-- begin Dataset --
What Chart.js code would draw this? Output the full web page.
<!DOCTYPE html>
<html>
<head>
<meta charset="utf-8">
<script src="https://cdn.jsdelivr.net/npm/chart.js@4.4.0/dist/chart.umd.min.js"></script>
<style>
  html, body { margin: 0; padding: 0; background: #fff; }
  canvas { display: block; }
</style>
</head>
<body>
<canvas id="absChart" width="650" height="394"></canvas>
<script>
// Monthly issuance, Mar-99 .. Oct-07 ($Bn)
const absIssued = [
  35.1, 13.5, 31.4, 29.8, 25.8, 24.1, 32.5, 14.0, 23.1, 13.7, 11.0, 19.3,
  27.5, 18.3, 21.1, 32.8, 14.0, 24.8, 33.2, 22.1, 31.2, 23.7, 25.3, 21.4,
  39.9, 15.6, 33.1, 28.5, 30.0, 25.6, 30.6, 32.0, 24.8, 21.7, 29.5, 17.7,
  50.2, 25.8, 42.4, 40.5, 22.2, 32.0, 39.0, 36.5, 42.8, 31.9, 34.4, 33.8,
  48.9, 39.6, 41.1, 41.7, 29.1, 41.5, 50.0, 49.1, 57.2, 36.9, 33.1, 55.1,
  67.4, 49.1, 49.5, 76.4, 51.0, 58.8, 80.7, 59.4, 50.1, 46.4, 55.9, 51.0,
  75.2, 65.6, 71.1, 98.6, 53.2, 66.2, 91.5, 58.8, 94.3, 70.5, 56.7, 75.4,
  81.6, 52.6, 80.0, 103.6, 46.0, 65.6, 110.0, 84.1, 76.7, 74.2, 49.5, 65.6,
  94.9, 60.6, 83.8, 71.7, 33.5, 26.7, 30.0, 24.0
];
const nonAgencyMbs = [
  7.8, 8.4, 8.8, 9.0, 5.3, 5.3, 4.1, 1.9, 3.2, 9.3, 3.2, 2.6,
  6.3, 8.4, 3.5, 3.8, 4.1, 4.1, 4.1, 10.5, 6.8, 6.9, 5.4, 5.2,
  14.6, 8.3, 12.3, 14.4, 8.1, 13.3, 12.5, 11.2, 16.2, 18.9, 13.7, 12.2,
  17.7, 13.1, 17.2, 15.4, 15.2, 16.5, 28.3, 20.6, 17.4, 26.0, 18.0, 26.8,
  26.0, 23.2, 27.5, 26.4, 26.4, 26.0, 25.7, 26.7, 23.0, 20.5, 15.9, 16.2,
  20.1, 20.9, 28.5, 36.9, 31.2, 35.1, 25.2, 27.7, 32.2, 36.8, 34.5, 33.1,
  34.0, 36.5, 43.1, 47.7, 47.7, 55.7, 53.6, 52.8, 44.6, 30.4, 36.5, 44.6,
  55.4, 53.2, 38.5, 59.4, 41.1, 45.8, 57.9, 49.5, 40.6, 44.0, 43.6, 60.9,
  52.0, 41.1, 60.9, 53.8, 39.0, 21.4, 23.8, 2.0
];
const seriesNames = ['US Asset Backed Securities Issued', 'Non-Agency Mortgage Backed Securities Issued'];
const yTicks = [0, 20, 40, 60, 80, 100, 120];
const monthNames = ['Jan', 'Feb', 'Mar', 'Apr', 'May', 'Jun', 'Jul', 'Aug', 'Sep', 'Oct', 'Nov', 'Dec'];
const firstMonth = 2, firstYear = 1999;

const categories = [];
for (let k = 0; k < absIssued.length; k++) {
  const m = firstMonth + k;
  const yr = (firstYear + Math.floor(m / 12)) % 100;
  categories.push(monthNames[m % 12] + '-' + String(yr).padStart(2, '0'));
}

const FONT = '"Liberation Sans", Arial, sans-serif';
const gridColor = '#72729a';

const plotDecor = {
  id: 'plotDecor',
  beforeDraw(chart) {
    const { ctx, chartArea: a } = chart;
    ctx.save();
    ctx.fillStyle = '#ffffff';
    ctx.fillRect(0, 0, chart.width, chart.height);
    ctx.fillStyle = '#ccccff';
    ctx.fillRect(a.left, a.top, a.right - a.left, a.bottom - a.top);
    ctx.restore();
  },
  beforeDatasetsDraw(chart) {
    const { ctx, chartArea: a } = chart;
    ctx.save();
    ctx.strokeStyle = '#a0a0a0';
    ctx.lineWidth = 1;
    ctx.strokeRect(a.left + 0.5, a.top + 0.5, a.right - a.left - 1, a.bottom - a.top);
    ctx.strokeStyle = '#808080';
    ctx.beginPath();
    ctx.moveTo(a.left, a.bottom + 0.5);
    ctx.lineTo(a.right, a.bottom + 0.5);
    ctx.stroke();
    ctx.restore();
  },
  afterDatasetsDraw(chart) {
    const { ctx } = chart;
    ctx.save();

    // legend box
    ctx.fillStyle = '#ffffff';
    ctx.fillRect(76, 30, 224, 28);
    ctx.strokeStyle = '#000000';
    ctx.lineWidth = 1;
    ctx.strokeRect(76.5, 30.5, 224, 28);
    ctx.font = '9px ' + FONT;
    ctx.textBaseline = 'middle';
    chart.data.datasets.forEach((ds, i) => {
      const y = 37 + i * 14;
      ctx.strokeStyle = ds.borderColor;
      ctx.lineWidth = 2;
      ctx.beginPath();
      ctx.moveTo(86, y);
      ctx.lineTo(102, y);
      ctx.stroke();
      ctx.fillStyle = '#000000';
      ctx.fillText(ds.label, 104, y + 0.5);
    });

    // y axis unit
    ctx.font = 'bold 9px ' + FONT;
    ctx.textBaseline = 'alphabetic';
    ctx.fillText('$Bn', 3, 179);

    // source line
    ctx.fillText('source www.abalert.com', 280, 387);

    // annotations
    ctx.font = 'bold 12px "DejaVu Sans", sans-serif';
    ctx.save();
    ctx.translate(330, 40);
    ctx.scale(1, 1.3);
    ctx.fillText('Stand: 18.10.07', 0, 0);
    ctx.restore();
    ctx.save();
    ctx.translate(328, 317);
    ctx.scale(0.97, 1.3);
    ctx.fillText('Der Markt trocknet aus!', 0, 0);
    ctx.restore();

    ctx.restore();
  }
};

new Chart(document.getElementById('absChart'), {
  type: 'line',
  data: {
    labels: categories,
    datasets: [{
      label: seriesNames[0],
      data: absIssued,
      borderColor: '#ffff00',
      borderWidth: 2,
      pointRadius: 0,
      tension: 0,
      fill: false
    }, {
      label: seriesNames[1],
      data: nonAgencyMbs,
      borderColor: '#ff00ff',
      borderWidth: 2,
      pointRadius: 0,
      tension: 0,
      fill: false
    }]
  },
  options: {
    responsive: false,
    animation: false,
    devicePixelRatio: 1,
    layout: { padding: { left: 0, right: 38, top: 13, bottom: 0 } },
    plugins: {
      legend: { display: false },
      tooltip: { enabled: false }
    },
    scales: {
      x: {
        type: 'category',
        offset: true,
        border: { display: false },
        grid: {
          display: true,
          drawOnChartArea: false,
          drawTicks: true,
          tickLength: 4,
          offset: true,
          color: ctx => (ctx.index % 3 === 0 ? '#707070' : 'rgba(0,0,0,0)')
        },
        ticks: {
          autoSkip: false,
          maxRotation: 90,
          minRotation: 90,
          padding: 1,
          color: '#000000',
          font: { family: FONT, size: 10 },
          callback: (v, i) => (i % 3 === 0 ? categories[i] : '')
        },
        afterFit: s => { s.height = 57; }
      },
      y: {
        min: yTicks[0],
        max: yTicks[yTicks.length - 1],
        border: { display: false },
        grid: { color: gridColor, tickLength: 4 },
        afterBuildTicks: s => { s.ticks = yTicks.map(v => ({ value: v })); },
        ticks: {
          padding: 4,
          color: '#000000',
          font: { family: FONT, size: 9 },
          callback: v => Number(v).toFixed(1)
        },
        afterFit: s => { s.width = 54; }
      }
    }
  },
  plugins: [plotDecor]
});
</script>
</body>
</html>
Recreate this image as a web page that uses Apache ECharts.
-- end Dataset --
__Set problem__
Look through the listing above. Pick out each line with "page" and copy it.

__Answer for this exercise__
What Chart.js code would draw this? Output the full web page.
Recreate this image as a web page that uses Apache ECharts.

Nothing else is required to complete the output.